The game was going swell. Ryan and a friend had settled into their seats, when, just as promised, the promotions lady he'd met in Vail found him. Actually, it was an usher who, at her direction, had tracked him down late in the second period and asked if he wanted to participate in the evening's between-period entertainment. He'd reacted just like any 27-year-old, fun-loving, six-foot-two-inch, athletic (college soccer, tennis and archery, recreational running) guy would.

"Sure," he'd said without giving it a second thought. "Why not?"

It was thrilling! He was led down toward the ice, along with another beefy athletic guy who'd also agreed to the promotion. Ryan was wearing his Avalanche jersey, No. 23. He was given a helmet, shin pads and elbow pads to strap on. In a small room off the rink, the two contestants were prepped.

But when you sign on as a human hockey puck, where, really, is the mystery? It is a phrase as precisely descriptive as they come, a noun with a modifier, not much left to the imagination. A waiver was thrust in front of them -- general language, Ryan recalls, nothing really specific about being propelled out of giant rubber bands toward inflatable bowling pins -- and they signed without regret.

In retrospect, of course, there were clues.
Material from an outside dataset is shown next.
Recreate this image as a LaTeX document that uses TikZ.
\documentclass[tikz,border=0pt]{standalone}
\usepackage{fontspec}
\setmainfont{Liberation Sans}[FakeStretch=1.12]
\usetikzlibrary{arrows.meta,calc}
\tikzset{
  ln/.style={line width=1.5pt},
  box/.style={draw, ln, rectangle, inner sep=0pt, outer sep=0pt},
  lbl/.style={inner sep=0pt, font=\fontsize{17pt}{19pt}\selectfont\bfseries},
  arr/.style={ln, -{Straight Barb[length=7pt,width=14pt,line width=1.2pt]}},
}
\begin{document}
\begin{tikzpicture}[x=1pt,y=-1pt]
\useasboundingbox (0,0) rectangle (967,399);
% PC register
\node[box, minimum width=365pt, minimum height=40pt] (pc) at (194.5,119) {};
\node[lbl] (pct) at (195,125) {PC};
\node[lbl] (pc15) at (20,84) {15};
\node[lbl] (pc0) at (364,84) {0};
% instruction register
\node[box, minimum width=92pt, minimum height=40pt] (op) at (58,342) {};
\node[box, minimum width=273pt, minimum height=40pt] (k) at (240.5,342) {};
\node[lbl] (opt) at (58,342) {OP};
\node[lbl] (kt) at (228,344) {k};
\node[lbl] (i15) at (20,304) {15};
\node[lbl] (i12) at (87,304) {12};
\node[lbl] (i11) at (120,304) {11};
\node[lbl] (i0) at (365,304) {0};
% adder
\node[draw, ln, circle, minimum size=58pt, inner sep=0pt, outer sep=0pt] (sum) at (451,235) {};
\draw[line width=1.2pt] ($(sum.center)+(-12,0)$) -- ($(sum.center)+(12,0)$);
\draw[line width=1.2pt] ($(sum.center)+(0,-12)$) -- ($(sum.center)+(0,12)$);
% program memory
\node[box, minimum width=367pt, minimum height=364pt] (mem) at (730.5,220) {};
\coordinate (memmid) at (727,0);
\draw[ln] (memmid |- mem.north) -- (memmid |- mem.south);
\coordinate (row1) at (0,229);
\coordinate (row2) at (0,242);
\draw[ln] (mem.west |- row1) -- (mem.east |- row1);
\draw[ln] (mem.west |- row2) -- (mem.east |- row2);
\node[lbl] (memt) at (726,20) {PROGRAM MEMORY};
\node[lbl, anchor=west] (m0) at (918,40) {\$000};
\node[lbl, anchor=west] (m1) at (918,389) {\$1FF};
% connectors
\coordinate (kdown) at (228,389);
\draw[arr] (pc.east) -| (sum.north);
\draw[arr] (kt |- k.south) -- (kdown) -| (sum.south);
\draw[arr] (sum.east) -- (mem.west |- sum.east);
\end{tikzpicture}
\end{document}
It's easy to piece it all together backward with the conclusion already in front of you, and anyone can follow a maze back from end to beginning. Consider, for example, the strange warning: "We won't be using the big pads we usually use to cushion your slide into the boards," the handlers had mentioned breezily three or four minutes before he was to go on the ice. "So if you feel like you're traveling too fast, just lie down and spread out on the ice."

Okay, Ryan remembers thinking vaguely...yes, of course, lie down. And yet a voice wondered: If I am sitting on a metal sled curled up like a squatting chimp, skimming across professionally manicured ice toward a wall, how, exactly, do I lie down and spread out? The intoxicating noise of the crowd and the thrill of the moment drowned out the thought, however, and he was led out onto the rink.